I often mention the false sense of urgency that I experience. I have lots of ideas, sure, but it's more than the frequent appearance of those endless new opportunities. It's more so the sense that anything I'm already working on, I could do just a little bit better. There's a pessimistic paranoia that old, greying system administrators develop; they look both ways even when crossing one-way streets. All of that combines within me. I'm not sure if all that striving leads me to feel there's a scarcity of time and opportunity, or vice versa— I have a sense of scarcity, which leads to the sense of urgency and incessant striving.
Schopenhauer’s pessimism is based on two kinds of observation. The first is an inward-looking observation that we aren’t simply rational beings who seek to know and understand the world, but also desiring beings who strive to obtain things from the world. Behind every striving is a painful lack of something, Schopenhauer claims, yet obtaining this thing rarely makes us happy. For, even if we do manage to satisfy one desire, there are always several more unsatisfied ones ready to take its place.
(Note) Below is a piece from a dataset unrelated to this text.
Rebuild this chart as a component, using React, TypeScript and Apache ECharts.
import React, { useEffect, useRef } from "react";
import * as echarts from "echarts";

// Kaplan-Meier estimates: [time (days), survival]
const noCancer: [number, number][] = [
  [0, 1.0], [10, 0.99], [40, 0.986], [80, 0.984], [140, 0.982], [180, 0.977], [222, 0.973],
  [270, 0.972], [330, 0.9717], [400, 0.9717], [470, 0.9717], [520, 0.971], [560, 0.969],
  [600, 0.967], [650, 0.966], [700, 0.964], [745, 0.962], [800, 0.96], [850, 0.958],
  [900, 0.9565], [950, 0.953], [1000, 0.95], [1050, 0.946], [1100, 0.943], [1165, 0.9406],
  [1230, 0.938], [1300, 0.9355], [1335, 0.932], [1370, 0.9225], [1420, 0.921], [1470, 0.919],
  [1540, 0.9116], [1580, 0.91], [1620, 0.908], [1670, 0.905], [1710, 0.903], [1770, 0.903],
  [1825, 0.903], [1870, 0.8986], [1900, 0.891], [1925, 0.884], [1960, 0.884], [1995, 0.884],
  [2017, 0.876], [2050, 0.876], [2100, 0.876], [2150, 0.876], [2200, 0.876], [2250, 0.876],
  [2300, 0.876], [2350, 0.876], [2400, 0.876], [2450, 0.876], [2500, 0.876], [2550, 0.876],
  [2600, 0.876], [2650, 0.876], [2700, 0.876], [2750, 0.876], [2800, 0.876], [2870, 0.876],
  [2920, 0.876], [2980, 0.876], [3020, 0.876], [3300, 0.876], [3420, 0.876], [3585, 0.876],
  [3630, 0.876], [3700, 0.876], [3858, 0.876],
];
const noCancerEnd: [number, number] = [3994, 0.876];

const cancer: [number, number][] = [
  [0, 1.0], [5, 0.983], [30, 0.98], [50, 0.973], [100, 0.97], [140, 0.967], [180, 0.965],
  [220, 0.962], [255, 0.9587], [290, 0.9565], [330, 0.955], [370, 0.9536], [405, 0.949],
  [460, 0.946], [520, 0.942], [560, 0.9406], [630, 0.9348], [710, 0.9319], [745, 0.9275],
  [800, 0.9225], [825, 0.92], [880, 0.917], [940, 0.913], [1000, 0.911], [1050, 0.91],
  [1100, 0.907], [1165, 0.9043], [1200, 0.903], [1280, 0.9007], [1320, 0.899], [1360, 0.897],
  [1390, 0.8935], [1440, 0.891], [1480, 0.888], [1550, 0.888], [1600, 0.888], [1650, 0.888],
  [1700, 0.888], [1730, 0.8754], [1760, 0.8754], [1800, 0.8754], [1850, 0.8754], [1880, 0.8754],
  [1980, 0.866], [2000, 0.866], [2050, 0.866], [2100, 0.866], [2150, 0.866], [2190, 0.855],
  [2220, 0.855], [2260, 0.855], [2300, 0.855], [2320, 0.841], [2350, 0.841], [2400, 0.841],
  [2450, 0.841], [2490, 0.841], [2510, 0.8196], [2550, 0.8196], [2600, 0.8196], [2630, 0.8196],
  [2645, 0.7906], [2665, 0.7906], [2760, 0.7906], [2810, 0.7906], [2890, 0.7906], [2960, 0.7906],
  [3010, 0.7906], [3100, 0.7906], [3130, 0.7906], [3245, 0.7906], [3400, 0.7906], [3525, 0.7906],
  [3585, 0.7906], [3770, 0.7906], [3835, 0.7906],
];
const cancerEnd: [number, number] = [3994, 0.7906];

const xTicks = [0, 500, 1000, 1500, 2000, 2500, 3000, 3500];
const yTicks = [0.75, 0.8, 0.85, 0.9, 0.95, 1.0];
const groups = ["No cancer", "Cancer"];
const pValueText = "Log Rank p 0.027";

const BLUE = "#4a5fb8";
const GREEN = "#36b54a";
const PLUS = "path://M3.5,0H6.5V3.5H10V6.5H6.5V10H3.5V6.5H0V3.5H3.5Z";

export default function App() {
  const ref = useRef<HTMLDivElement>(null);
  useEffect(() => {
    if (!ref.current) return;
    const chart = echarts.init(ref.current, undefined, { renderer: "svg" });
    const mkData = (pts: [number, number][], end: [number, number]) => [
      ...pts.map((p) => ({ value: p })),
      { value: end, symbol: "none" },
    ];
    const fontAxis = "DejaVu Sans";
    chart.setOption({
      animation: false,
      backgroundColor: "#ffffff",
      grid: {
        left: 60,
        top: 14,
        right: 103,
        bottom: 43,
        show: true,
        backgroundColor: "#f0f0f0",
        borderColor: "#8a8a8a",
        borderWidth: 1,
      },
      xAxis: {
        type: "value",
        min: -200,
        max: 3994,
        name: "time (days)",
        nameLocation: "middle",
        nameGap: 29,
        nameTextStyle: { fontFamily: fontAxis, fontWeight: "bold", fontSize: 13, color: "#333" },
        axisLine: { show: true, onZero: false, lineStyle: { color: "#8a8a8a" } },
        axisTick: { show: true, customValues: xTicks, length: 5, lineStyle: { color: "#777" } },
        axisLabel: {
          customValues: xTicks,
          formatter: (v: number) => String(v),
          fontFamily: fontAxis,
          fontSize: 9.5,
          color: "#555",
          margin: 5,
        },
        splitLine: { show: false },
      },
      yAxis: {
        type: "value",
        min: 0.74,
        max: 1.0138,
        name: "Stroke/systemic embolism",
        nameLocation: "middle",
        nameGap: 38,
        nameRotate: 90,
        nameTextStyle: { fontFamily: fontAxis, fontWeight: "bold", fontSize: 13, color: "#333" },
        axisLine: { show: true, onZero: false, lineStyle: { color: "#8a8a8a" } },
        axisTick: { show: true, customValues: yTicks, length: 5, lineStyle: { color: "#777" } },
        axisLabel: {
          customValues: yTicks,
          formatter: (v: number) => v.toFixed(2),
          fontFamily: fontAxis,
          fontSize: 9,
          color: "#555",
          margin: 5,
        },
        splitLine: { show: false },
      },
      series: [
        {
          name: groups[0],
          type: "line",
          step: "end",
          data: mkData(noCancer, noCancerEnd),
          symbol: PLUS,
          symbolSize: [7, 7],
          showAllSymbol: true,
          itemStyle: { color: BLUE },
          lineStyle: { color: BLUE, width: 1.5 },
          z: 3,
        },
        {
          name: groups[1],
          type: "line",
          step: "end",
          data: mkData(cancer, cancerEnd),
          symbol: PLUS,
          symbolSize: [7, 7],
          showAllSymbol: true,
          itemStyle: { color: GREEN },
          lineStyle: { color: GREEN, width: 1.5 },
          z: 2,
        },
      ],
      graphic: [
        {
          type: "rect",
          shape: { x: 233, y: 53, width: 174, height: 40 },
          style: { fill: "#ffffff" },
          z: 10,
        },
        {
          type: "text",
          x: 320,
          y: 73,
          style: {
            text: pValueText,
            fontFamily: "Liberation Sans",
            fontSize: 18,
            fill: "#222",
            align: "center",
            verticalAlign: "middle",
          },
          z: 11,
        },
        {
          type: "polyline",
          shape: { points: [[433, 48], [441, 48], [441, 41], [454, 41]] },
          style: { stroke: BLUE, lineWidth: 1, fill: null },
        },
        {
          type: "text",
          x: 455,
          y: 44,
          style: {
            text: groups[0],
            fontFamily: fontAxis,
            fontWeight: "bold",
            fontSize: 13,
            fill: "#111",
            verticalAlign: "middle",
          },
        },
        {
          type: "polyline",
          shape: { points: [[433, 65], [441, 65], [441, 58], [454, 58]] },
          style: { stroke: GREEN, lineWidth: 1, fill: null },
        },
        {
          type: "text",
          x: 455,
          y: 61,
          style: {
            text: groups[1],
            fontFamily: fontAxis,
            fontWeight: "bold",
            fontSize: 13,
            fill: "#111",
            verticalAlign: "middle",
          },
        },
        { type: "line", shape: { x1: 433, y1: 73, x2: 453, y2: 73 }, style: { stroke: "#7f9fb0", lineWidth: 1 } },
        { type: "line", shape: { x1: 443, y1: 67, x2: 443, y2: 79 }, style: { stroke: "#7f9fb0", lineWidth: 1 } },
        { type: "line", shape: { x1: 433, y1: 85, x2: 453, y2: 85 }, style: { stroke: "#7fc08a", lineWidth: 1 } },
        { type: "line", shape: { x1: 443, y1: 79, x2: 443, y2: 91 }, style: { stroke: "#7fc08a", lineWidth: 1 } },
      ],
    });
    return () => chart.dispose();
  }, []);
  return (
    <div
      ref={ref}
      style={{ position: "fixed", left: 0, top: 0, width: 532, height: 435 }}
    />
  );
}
Or else we become bored, aware that a life with nothing to desire is dull and empty. If we are lucky enough to satisfy our basic needs, such as hunger and thirst, then in order to escape boredom we develop new needs for luxury items, such as alcohol, tobacco or fashionable clothing. At no point, Schopenhauer says, do we arrive at final and lasting satisfaction. Hence one of his well-known lines: ‘life swings back and forth like a pendulum between pain and boredom’.
~ David Bather Woods from, https://aeon.co/essays/for-schopenhauer-happiness-is-a-state-of-semi-satisfaction
For five months I've had a single sticky-note on my monitor which reads, "There are no miracles. There is only discipline." It's a strikingly clear guide star. I believe that a disciplined person knows not only when to strive, but also when to ignore an idea, when to pause for the time being, and when to rejuvenate.
Most often that sticky-note triggers my thinking about living a balanced discipline. I see the note (it's unfortunately only on my monitor, but should be added to the interior of my eyelids) and then I notice if I'm feeling harried, or if I'm striving… Why? Is this thing I'm doing, or that thing I feel I should be doing, actually urgent? And how—get clear here, Craig—did this or that even get to be the thing I'm doing, the thing on my radar, on my to-do list, on my to-should list… What would it be like, to simply be?